-- BEGIN --

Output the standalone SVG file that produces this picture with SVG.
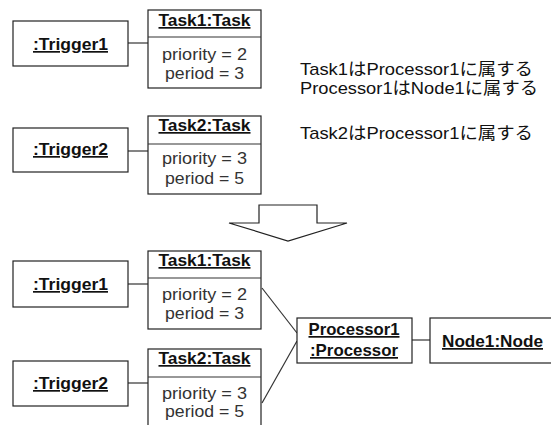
<svg xmlns="http://www.w3.org/2000/svg" width="551" height="425" viewBox="0 0 551 425">
<style>
.box{fill:#fff;stroke:#222;stroke-width:1.2}
.t{font-family:"Liberation Sans","Noto Sans CJK JP",sans-serif;font-size:17px;fill:#111;text-anchor:middle}
.b{font-weight:bold;text-decoration:underline}
.a{fill:#333}
.n{font-family:"Liberation Sans","Noto Sans CJK JP",sans-serif;font-size:17px;fill:#111}
.c{stroke:#333;stroke-width:1.2;fill:none}
</style>
<rect width="551" height="425" fill="#fff"/>
<g id="connectors">
<line class="c" x1="128" y1="43" x2="148" y2="43"/>
<line class="c" x1="128" y1="151" x2="148" y2="151"/>
<line class="c" x1="128" y1="284" x2="148" y2="284"/>
<line class="c" x1="128" y1="383" x2="148" y2="383"/>
<line class="c" x1="262" y1="288" x2="297" y2="333"/>
<line class="c" x1="262" y1="403" x2="297" y2="341"/>
<line class="c" x1="412" y1="340" x2="430" y2="340"/>
</g>
<g id="trigger1a"><rect class="box" x="13" y="21" width="115" height="45"/><text class="t b" x="70.5" y="50" textLength="75" lengthAdjust="spacingAndGlyphs">:Trigger1</text></g>
<g id="task1a"><rect class="box" x="148" y="10" width="113" height="78"/><line class="c" x1="148" y1="37" x2="261" y2="37"/><text class="t b" x="204.5" y="26" textLength="92" lengthAdjust="spacingAndGlyphs">Task1:Task</text><text class="t a" x="204.5" y="60" textLength="85" lengthAdjust="spacingAndGlyphs">priority = 2</text><text class="t a" x="204.5" y="79" textLength="79" lengthAdjust="spacingAndGlyphs">period = 3</text></g>
<g id="trigger2a"><rect class="box" x="13" y="128" width="115" height="44"/><text class="t b" x="70.5" y="155" textLength="75" lengthAdjust="spacingAndGlyphs">:Trigger2</text></g>
<g id="task2a"><rect class="box" x="148" y="116" width="113" height="78"/><line class="c" x1="148" y1="144" x2="261" y2="144"/><text class="t b" x="204.5" y="131" textLength="92" lengthAdjust="spacingAndGlyphs">Task2:Task</text><text class="t a" x="204.5" y="164" textLength="85" lengthAdjust="spacingAndGlyphs">priority = 3</text><text class="t a" x="204.5" y="184" textLength="79" lengthAdjust="spacingAndGlyphs">period = 5</text></g>
<g id="note"><text class="n" x="300" y="75" textLength="233" lengthAdjust="spacingAndGlyphs">Task1はProcessor1に属する</text><text class="n" x="300" y="94" textLength="238" lengthAdjust="spacingAndGlyphs">Processor1はNode1に属する</text><text class="n" x="300" y="139" textLength="233" lengthAdjust="spacingAndGlyphs">Task2はProcessor1に属する</text></g>
<g id="arrow"><polygon points="259,205 317,205 317,223 347,223 288,241 229,223 259,223" fill="#fff" stroke="#222" stroke-width="1.2"/></g>
<g id="trigger1b"><rect class="box" x="13" y="261" width="115" height="46"/><text class="t b" x="70.5" y="290" textLength="75" lengthAdjust="spacingAndGlyphs">:Trigger1</text></g>
<g id="task1b"><rect class="box" x="148" y="251" width="113" height="78"/><line class="c" x1="148" y1="278" x2="261" y2="278"/><text class="t b" x="204.5" y="266" textLength="92" lengthAdjust="spacingAndGlyphs">Task1:Task</text><text class="t a" x="204.5" y="300" textLength="85" lengthAdjust="spacingAndGlyphs">priority = 2</text><text class="t a" x="204.5" y="319" textLength="79" lengthAdjust="spacingAndGlyphs">period = 3</text></g>
<g id="trigger2b"><rect class="box" x="13" y="361" width="115" height="45"/><text class="t b" x="70.5" y="389" textLength="75" lengthAdjust="spacingAndGlyphs">:Trigger2</text></g>
<g id="task2b"><rect class="box" x="148" y="349" width="113" height="90"/><line class="c" x1="148" y1="377" x2="261" y2="377"/><text class="t b" x="204.5" y="364" textLength="92" lengthAdjust="spacingAndGlyphs">Task2:Task</text><text class="t a" x="204.5" y="399" textLength="85" lengthAdjust="spacingAndGlyphs">priority = 3</text><text class="t a" x="204.5" y="417" textLength="79" lengthAdjust="spacingAndGlyphs">period = 5</text></g>
<g id="processor1"><rect class="box" x="297" y="318" width="115" height="45"/><text class="t b" x="354" y="335" textLength="91" lengthAdjust="spacingAndGlyphs">Processor1</text><text class="t b" x="354" y="356" textLength="88" lengthAdjust="spacingAndGlyphs">:Processor</text></g>
<g id="node1"><rect class="box" x="430" y="318" width="125" height="45"/><text class="t b" x="492.5" y="347" textLength="101" lengthAdjust="spacingAndGlyphs">Node1:Node</text></g>
</svg>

-- END --

Exercise: Pictures are excluded; output everything else in the data verbatim.

Answer to the problem:
Output the standalone SVG file that produces this picture with SVG.
<svg xmlns="http://www.w3.org/2000/svg" width="551" height="425" viewBox="0 0 551 425">
<style>
.box{fill:#fff;stroke:#222;stroke-width:1.2}
.t{font-family:"Liberation Sans","Noto Sans CJK JP",sans-serif;font-size:17px;fill:#111;text-anchor:middle}
.b{font-weight:bold;text-decoration:underline}
.a{fill:#333}
.n{font-family:"Liberation Sans","Noto Sans CJK JP",sans-serif;font-size:17px;fill:#111}
.c{stroke:#333;stroke-width:1.2;fill:none}
</style>
<rect width="551" height="425" fill="#fff"/>
<g id="connectors">
<line class="c" x1="128" y1="43" x2="148" y2="43"/>
<line class="c" x1="128" y1="151" x2="148" y2="151"/>
<line class="c" x1="128" y1="284" x2="148" y2="284"/>
<line class="c" x1="128" y1="383" x2="148" y2="383"/>
<line class="c" x1="262" y1="288" x2="297" y2="333"/>
<line class="c" x1="262" y1="403" x2="297" y2="341"/>
<line class="c" x1="412" y1="340" x2="430" y2="340"/>
</g>
<g id="trigger1a"><rect class="box" x="13" y="21" width="115" height="45"/><text class="t b" x="70.5" y="50" textLength="75" lengthAdjust="spacingAndGlyphs">:Trigger1</text></g>
<g id="task1a"><rect class="box" x="148" y="10" width="113" height="78"/><line class="c" x1="148" y1="37" x2="261" y2="37"/><text class="t b" x="204.5" y="26" textLength="92" lengthAdjust="spacingAndGlyphs">Task1:Task</text><text class="t a" x="204.5" y="60" textLength="85" lengthAdjust="spacingAndGlyphs">priority = 2</text><text class="t a" x="204.5" y="79" textLength="79" lengthAdjust="spacingAndGlyphs">period = 3</text></g>
<g id="trigger2a"><rect class="box" x="13" y="128" width="115" height="44"/><text class="t b" x="70.5" y="155" textLength="75" lengthAdjust="spacingAndGlyphs">:Trigger2</text></g>
<g id="task2a"><rect class="box" x="148" y="116" width="113" height="78"/><line class="c" x1="148" y1="144" x2="261" y2="144"/><text class="t b" x="204.5" y="131" textLength="92" lengthAdjust="spacingAndGlyphs">Task2:Task</text><text class="t a" x="204.5" y="164" textLength="85" lengthAdjust="spacingAndGlyphs">priority = 3</text><text class="t a" x="204.5" y="184" textLength="79" lengthAdjust="spacingAndGlyphs">period = 5</text></g>
<g id="note"><text class="n" x="300" y="75" textLength="233" lengthAdjust="spacingAndGlyphs">Task1はProcessor1に属する</text><text class="n" x="300" y="94" textLength="238" lengthAdjust="spacingAndGlyphs">Processor1はNode1に属する</text><text class="n" x="300" y="139" textLength="233" lengthAdjust="spacingAndGlyphs">Task2はProcessor1に属する</text></g>
<g id="arrow"><polygon points="259,205 317,205 317,223 347,223 288,241 229,223 259,223" fill="#fff" stroke="#222" stroke-width="1.2"/></g>
<g id="trigger1b"><rect class="box" x="13" y="261" width="115" height="46"/><text class="t b" x="70.5" y="290" textLength="75" lengthAdjust="spacingAndGlyphs">:Trigger1</text></g>
<g id="task1b"><rect class="box" x="148" y="251" width="113" height="78"/><line class="c" x1="148" y1="278" x2="261" y2="278"/><text class="t b" x="204.5" y="266" textLength="92" lengthAdjust="spacingAndGlyphs">Task1:Task</text><text class="t a" x="204.5" y="300" textLength="85" lengthAdjust="spacingAndGlyphs">priority = 2</text><text class="t a" x="204.5" y="319" textLength="79" lengthAdjust="spacingAndGlyphs">period = 3</text></g>
<g id="trigger2b"><rect class="box" x="13" y="361" width="115" height="45"/><text class="t b" x="70.5" y="389" textLength="75" lengthAdjust="spacingAndGlyphs">:Trigger2</text></g>
<g id="task2b"><rect class="box" x="148" y="349" width="113" height="90"/><line class="c" x1="148" y1="377" x2="261" y2="377"/><text class="t b" x="204.5" y="364" textLength="92" lengthAdjust="spacingAndGlyphs">Task2:Task</text><text class="t a" x="204.5" y="399" textLength="85" lengthAdjust="spacingAndGlyphs">priority = 3</text><text class="t a" x="204.5" y="417" textLength="79" lengthAdjust="spacingAndGlyphs">period = 5</text></g>
<g id="processor1"><rect class="box" x="297" y="318" width="115" height="45"/><text class="t b" x="354" y="335" textLength="91" lengthAdjust="spacingAndGlyphs">Processor1</text><text class="t b" x="354" y="356" textLength="88" lengthAdjust="spacingAndGlyphs">:Processor</text></g>
<g id="node1"><rect class="box" x="430" y="318" width="125" height="45"/><text class="t b" x="492.5" y="347" textLength="101" lengthAdjust="spacingAndGlyphs">Node1:Node</text></g>
</svg>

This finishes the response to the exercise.